The variables view will highlight values that changed since the previous step.
Click just to the left of the line number to set a breakpoint (a red dot) on that line. Clicking the ‘continue’ (green triangle) button in the debug buttons will run your program until the PC reaches an instruction with a breakpoint on it. You can add as many breakpoints as you like. Click the red dot to remove that breakpoint.
Set measurement values in your circuit files to have them appear in the variables list in the debugger. Registers are listed separately from all other measurement values.
Right-Click a variable value in the debug pane to pick how to represent it (binary, decimal, or hexadecimal).

Troubleshooting#

There are several things that can go wrong with the assembler and Digital, and some aren’t easy to detect. Here’s a list of common issues and things to check for when something goes wrong. More may be added as it gets widely used. Don’t forget to make sure your extension is up to date before trying to troubleshoot an issue: an update may have already resolved it!

Cannot Locate Config#

This happens when the quac.json file cannot be found. The assembler will look in every directory between the current file and the open folder in VS Code. Make sure you have a quac.json file somewhere in there. When in doubt, put it in the same folder as the assembly program file.

Failed to Deserialize Config#

This happens when there’s an error in the quac.json config file. Open it up and check for any yellow or red underline squiggles. Fix those up before trying again.

Failed to Assemble Program#

This happens when the assembler doesn’t know how to turn your program into machine code. First look for red underline squiggles in the file: these must all be fixed before it will work. If it still fails to assemble, then check the error message closely. Most of them will give a general reason for failure and a line number to focus on.

Unrecognised instruction means that none of the instruction patterns declared in the config match the current statement. Often this is because you are missing a comma.

Failed to Connect to Digital#

This happens when the debugger can’t talk to Digital. Most likely you haven’t opened Digital yet. If your Digital version is v0.30 or greater then you may also have to enable “Allow remote connection” in settings with port value 41114.

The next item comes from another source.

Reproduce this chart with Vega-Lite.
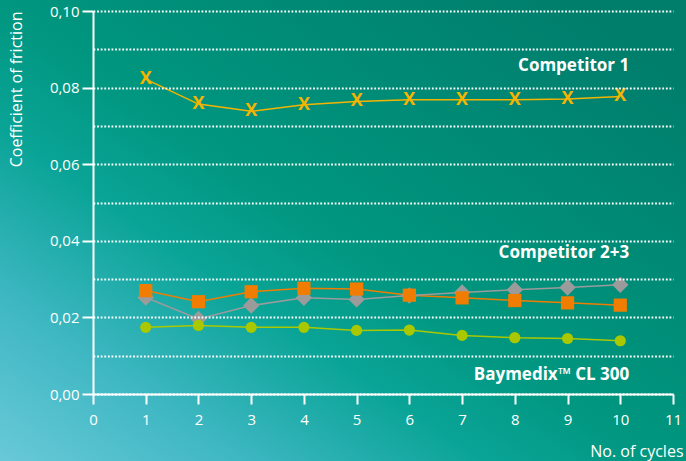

If this does not work, then restarting your computer may help.

Missing Variables#

This happens when you haven’t set anything as measurement values. The VS Code variables will only show what Digital would show in its measurement table. If neither are showing your registers (and maybe other measurement values) then you need to configure them to be shown in your circuit.

Failed to Step Simulation#

If the debugger doesn’t seem to be stepping through your program, check if there’s an error popup saying “Failed to step simulation” or similar. This indicates a communication error with Digital. Common causes are

Circuit is invalid. Check Digital for any error popups and fix accordingly.
No program memory. There must be a RAM component configured as “Program Memory” (Right-Click RAM -> Advanced tab) in the simulator.
No program counter / too many program counters. Make sure there is exactly one register marked as the program counter in the simulator.
No clock / too many clocks. Make sure there is exactly one clock component in the top level CPU. Clocks in subcircuits (circuits imported into your CPU) are fine.
Simulation ended on Digital side. You’ll have to restart debugging if you want to run it again.

Rarely, an old Digital process may stick around and occupy the communication channel used by the debugger. This can cause strange errors. If it happens, Digital should say something like “Can’t connect because port is in use” in the bottom bar. Resolve this by killing the old Digital process (restarting your computer will work if you don’t have any other way to do so).